It means that minimum rate of incrementing fringe phase by 0.02197 degrees is after 2^17 FFT cycles.

- 7. Equalizer block: This block scale down the amplitude of incoming from the channels by a given factor to avoid the over flow during correlation and integration. The scaling factor depends on the integration time and power level of the signal. This block casts the 36 bits input data into 8 bits data so that the bit growth during accumulation does not overflow 32 bits.
- 8. Correlation and Integration block: The correlator block in the design performs the product of voltages of two channels. The output of the equalizer is 8 bits. This is fed to an integrator which gives a 32 bit output. The typical integration time is in second. But it can vary in accordance of data rate and noise level. The output is all the self-correlated and cross-correlated pairs. This correlated data is transferred into shared BRAM so that host PC can read correlated data and store it on a disk for further use. The PoCo design normally uses 524288 FFT cycles of integration time.
- 9. Integration time = (No. of FFT cycle)\*(No of FFT point)/(clock frequency)
- 10. Data rate= packet size/integration time.

### 3.2. Coherent PoBe as add-on to PoCo:

A coherent PoBe design can be built on the existing PoCo design as an add-on to it. There are observational requirements where both poco and pobe are simultaneously needed. The 3 basic modifications of PoCo required for the coherent PoBe design are:

- (i) Add the phase correction logic to compensate the ionospheric and electronic phase mismatch between the two antennas.
- (ii) Design the coherent adder and MAC (multiplier and accumulator) to generate the beamforming outputs and reduce the integration time for PoBe. The PoBe design needs to have a lower integration time to get hogher resolution over the pulse period and also to increase the data rate.
- (iii) Implement logic for packetization of the 10GbE packets and depacketize the data on receiving end of the Ethernet connection.

## 3.3. PoBe design 1 antenna and R-L polarizations:

The 1 antennae 2 polarizations PoBe design is designed as an add-on of PoCo.

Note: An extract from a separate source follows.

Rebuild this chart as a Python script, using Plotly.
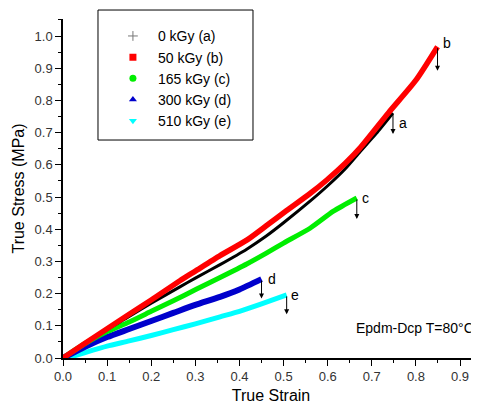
import plotly.graph_objects as go

# ---- data ----
strain_a = [0, 0.05, 0.1, 0.15, 0.2, 0.265, 0.3, 0.356, 0.4165, 0.46, 0.5, 0.56, 0.6, 0.64, 0.673, 0.71, 0.748]
stress_a = [0, 0.044, 0.088, 0.129, 0.17, 0.221, 0.248, 0.29, 0.338, 0.378, 0.42, 0.487, 0.535, 0.588, 0.64, 0.697, 0.761]

strain_b = [0, 0.05, 0.1, 0.15, 0.2, 0.265, 0.3, 0.356, 0.4165, 0.46, 0.507, 0.56, 0.598, 0.64, 0.673, 0.738, 0.8, 0.849]
stress_b = [0, 0.046, 0.091, 0.136, 0.18, 0.24, 0.27, 0.318, 0.366, 0.41, 0.458, 0.511, 0.553, 0.605, 0.652, 0.762, 0.863, 0.967]

strain_c = [0, 0.05, 0.1, 0.15, 0.2, 0.25, 0.303, 0.356, 0.4165, 0.46, 0.5, 0.56, 0.613, 0.666]
stress_c = [0, 0.045, 0.082, 0.112, 0.145, 0.178, 0.214, 0.25, 0.292, 0.325, 0.357, 0.403, 0.456, 0.497]

strain_d = [0, 0.05, 0.1, 0.15, 0.2, 0.25, 0.3, 0.356, 0.4, 0.45]
stress_d = [0, 0.035, 0.065, 0.09, 0.115, 0.14, 0.165, 0.19, 0.213, 0.245]

strain_e = [0.01, 0.05, 0.1, 0.15, 0.2, 0.25, 0.3, 0.356, 0.4, 0.45, 0.507]
stress_e = [0, 0.017, 0.037, 0.053, 0.07, 0.088, 0.106, 0.128, 0.145, 0.168, 0.196]

series_names = ["0 kGy (a)", "50 kGy (b)", "165 kGy (c)", "300 kGy (d)", "510 kGy (e)"]
series_letters = ["a", "b", "c", "d", "e"]
colors = ["#000000", "#ff0000", "#00ee00", "#0000cc", "#00ffff"]
symbols = ["cross-thin", "square", "circle", "triangle-up", "triangle-down"]
widths = [3, 5.5, 5, 6, 5]

xs = [strain_a, strain_b, strain_c, strain_d, strain_e]
ys = [stress_a, stress_b, stress_c, stress_d, stress_e]

FONT = "Arial, Liberation Sans, sans-serif"

fig = go.Figure()

# draw curves (e, d, c, a, b so red is on top)
for i in [4, 3, 2, 0, 1]:
    fig.add_trace(go.Scatter(x=xs[i], y=ys[i], mode="lines",
                             line=dict(color=colors[i], width=widths[i], shape="spline", smoothing=0.6),
                             showlegend=False, hoverinfo="skip"))

# legend entries (markers only)
for i in range(5):
    mk = dict(color=colors[i], symbol=symbols[i], size=7)
    if i == 0:
        mk = dict(color="#777777", symbol="cross-thin", size=7, line=dict(color="#777777", width=1))
    fig.add_trace(go.Scatter(x=[None], y=[None], mode="markers", name=series_names[i],
                             marker=mk, showlegend=True))

# arrows and letters at the end of each curve
arrow_len = [0.065, 0.075, 0.065, 0.06, 0.06]
label_dx = [0.022, 0.022, 0.02, 0.024, 0.02]
label_dy = [-0.03, 0.012, 0.0, 0.0, 0.0]
for i in range(5):
    xe, ye = xs[i][-1], ys[i][-1]
    fig.add_annotation(x=xe, y=ye - arrow_len[i], ax=xe, ay=ye, axref="x", ayref="y",
                       xref="x", yref="y", showarrow=True, arrowhead=2, arrowsize=1,
                       arrowwidth=1, arrowcolor="black", text="")
    fig.add_annotation(x=xe + label_dx[i], y=ye + label_dy[i], xref="x", yref="y",
                       text=series_letters[i], showarrow=False,
                       font=dict(family=FONT, size=14, color="black"))

fig.add_annotation(x=1.0, y=0.093, xref="paper", yref="y", xanchor="right", xshift=-3,
                   text="Epdm-Dcp T=80°C", showarrow=False,
                   font=dict(family=FONT, size=14, color="black"))

# legend frame
fig.add_shape(type="rect", xref="paper", yref="paper", x0=0.0841, x1=0.4567, y0=0.643, y1=1.0265,
              line=dict(color="black", width=1), fillcolor="white", layer="above")

axis_common = dict(showline=True, linecolor="black", linewidth=1.5, ticks="outside",
                   ticklen=6, tickwidth=1.2, tickcolor="black", showgrid=False, zeroline=False,
                   tickformat=".1f", tickfont=dict(family=FONT, size=13, color="#333333"),
                   minor=dict(ticks="outside", ticklen=3, tickwidth=1, tickcolor="black", dtick=0.05))

fig.update_xaxes(range=[0, 0.943], dtick=0.1, tick0=0,
                 title=dict(text="True Strain", font=dict(family=FONT, size=16, color="black"), standoff=6),
                 **axis_common)
fig.update_yaxes(range=[0, 1.053], dtick=0.1, tick0=0,
                 title=dict(text="True Stress (MPa)", font=dict(family=FONT, size=16, color="black"), standoff=6),
                 **axis_common)

fig.update_layout(
    width=471, height=402,
    margin=dict(l=55, r=0, t=11, b=52),
    plot_bgcolor="white", paper_bgcolor="white",
    font=dict(family=FONT, size=14, color="black"),
    showlegend=True,
    legend=dict(x=0.108, y=0.996, xanchor="left", yanchor="top",
                bgcolor="rgba(0,0,0,0)", borderwidth=0,
                font=dict(family=FONT, size=14, color="black"),
                itemwidth=40, tracegroupgap=0),
)

fig.write_html("out.html")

So for designing the pobe a dedicated set of MACs are added in the PoCo design. The inputs of the PoBe are coming from the equalizer blocks which are exactly same as PoCo. There are few MACs in PoCo and PoBe design which perform the same functiona but we cannot use shared MAC for PoCo and PoBe because of the difference in the integration time. The MACs in the next stages are designed to serve the purpose of complex multiplication and integration. It takes two complex signals and multiplies and forward to accumulator. Accumulator holds the values until next data set is arrive. It adds new data set to old value and replaces old values by the sum in respective memory. This process of integration continues for the manually given integration time which can be change during run time to achieve proper data rate and is controlled by new\_acc signal (see fig 3.2). When the integration gets over, accumulator will forward these data value to RAM which is accessed by packetized design.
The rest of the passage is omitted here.